Please write the listing below out again exactly, leaving every picture behind.
======== Information shown ========
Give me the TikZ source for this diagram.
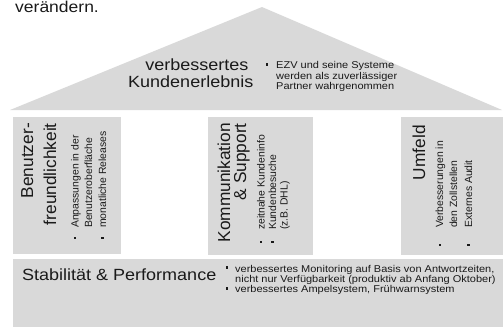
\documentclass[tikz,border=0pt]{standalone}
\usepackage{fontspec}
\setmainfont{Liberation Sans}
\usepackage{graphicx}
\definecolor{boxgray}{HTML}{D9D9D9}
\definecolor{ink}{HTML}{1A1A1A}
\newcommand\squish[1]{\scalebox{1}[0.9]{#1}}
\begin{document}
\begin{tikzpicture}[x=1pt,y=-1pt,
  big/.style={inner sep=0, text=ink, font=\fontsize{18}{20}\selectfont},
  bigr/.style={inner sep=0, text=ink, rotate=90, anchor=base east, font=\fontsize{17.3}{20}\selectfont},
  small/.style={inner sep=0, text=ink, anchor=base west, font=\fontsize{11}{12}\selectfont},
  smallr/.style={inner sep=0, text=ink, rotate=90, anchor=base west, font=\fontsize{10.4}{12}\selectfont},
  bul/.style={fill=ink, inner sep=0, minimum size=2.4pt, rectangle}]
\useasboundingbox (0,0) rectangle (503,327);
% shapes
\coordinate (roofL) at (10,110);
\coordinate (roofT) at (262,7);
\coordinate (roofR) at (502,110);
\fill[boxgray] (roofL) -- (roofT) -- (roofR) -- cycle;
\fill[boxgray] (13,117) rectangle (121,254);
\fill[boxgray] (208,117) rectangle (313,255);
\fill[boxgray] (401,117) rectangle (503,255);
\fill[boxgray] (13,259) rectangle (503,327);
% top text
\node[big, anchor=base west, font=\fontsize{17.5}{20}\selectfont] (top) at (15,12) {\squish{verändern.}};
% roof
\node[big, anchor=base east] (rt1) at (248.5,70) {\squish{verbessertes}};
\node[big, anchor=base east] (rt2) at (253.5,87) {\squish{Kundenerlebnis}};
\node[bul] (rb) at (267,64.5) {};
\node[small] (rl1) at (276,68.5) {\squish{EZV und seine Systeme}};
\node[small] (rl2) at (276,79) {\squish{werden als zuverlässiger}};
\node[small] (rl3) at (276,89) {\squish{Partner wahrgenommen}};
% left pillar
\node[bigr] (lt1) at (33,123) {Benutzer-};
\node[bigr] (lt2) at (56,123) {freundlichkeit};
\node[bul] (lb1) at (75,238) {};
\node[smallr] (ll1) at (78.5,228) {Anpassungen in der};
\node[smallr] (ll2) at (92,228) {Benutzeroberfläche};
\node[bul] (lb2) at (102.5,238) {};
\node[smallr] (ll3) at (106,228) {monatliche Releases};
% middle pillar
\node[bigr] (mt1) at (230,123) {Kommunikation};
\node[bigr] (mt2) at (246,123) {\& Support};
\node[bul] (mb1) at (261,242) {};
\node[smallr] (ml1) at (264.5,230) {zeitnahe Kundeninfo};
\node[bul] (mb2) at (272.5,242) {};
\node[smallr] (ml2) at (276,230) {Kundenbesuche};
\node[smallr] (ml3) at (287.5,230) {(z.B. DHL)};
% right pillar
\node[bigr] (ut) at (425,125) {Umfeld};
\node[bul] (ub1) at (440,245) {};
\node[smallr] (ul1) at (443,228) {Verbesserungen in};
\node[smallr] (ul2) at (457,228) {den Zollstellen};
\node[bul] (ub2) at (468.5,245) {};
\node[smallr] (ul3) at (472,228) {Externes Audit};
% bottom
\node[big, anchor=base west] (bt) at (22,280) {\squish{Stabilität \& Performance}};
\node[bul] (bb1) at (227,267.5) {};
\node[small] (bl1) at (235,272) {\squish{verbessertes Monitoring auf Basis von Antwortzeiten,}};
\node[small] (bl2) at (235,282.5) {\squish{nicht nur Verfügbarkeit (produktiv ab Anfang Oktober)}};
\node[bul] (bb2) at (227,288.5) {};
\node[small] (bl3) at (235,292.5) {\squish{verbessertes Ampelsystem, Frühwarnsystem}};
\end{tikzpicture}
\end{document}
========
> Answer to this task
Give me the TikZ source for this diagram.
\documentclass[tikz,border=0pt]{standalone}
\usepackage{fontspec}
\setmainfont{Liberation Sans}
\usepackage{graphicx}
\definecolor{boxgray}{HTML}{D9D9D9}
\definecolor{ink}{HTML}{1A1A1A}
\newcommand\squish[1]{\scalebox{1}[0.9]{#1}}
\begin{document}
\begin{tikzpicture}[x=1pt,y=-1pt,
  big/.style={inner sep=0, text=ink, font=\fontsize{18}{20}\selectfont},
  bigr/.style={inner sep=0, text=ink, rotate=90, anchor=base east, font=\fontsize{17.3}{20}\selectfont},
  small/.style={inner sep=0, text=ink, anchor=base west, font=\fontsize{11}{12}\selectfont},
  smallr/.style={inner sep=0, text=ink, rotate=90, anchor=base west, font=\fontsize{10.4}{12}\selectfont},
  bul/.style={fill=ink, inner sep=0, minimum size=2.4pt, rectangle}]
\useasboundingbox (0,0) rectangle (503,327);
% shapes
\coordinate (roofL) at (10,110);
\coordinate (roofT) at (262,7);
\coordinate (roofR) at (502,110);
\fill[boxgray] (roofL) -- (roofT) -- (roofR) -- cycle;
\fill[boxgray] (13,117) rectangle (121,254);
\fill[boxgray] (208,117) rectangle (313,255);
\fill[boxgray] (401,117) rectangle (503,255);
\fill[boxgray] (13,259) rectangle (503,327);
% top text
\node[big, anchor=base west, font=\fontsize{17.5}{20}\selectfont] (top) at (15,12) {\squish{verändern.}};
% roof
\node[big, anchor=base east] (rt1) at (248.5,70) {\squish{verbessertes}};
\node[big, anchor=base east] (rt2) at (253.5,87) {\squish{Kundenerlebnis}};
\node[bul] (rb) at (267,64.5) {};
\node[small] (rl1) at (276,68.5) {\squish{EZV und seine Systeme}};
\node[small] (rl2) at (276,79) {\squish{werden als zuverlässiger}};
\node[small] (rl3) at (276,89) {\squish{Partner wahrgenommen}};
% left pillar
\node[bigr] (lt1) at (33,123) {Benutzer-};
\node[bigr] (lt2) at (56,123) {freundlichkeit};
\node[bul] (lb1) at (75,238) {};
\node[smallr] (ll1) at (78.5,228) {Anpassungen in der};
\node[smallr] (ll2) at (92,228) {Benutzeroberfläche};
\node[bul] (lb2) at (102.5,238) {};
\node[smallr] (ll3) at (106,228) {monatliche Releases};
% middle pillar
\node[bigr] (mt1) at (230,123) {Kommunikation};
\node[bigr] (mt2) at (246,123) {\& Support};
\node[bul] (mb1) at (261,242) {};
\node[smallr] (ml1) at (264.5,230) {zeitnahe Kundeninfo};
\node[bul] (mb2) at (272.5,242) {};
\node[smallr] (ml2) at (276,230) {Kundenbesuche};
\node[smallr] (ml3) at (287.5,230) {(z.B. DHL)};
% right pillar
\node[bigr] (ut) at (425,125) {Umfeld};
\node[bul] (ub1) at (440,245) {};
\node[smallr] (ul1) at (443,228) {Verbesserungen in};
\node[smallr] (ul2) at (457,228) {den Zollstellen};
\node[bul] (ub2) at (468.5,245) {};
\node[smallr] (ul3) at (472,228) {Externes Audit};
% bottom
\node[big, anchor=base west] (bt) at (22,280) {\squish{Stabilität \& Performance}};
\node[bul] (bb1) at (227,267.5) {};
\node[small] (bl1) at (235,272) {\squish{verbessertes Monitoring auf Basis von Antwortzeiten,}};
\node[small] (bl2) at (235,282.5) {\squish{nicht nur Verfügbarkeit (produktiv ab Anfang Oktober)}};
\node[bul] (bb2) at (227,288.5) {};
\node[small] (bl3) at (235,292.5) {\squish{verbessertes Ampelsystem, Frühwarnsystem}};
\end{tikzpicture}
\end{document}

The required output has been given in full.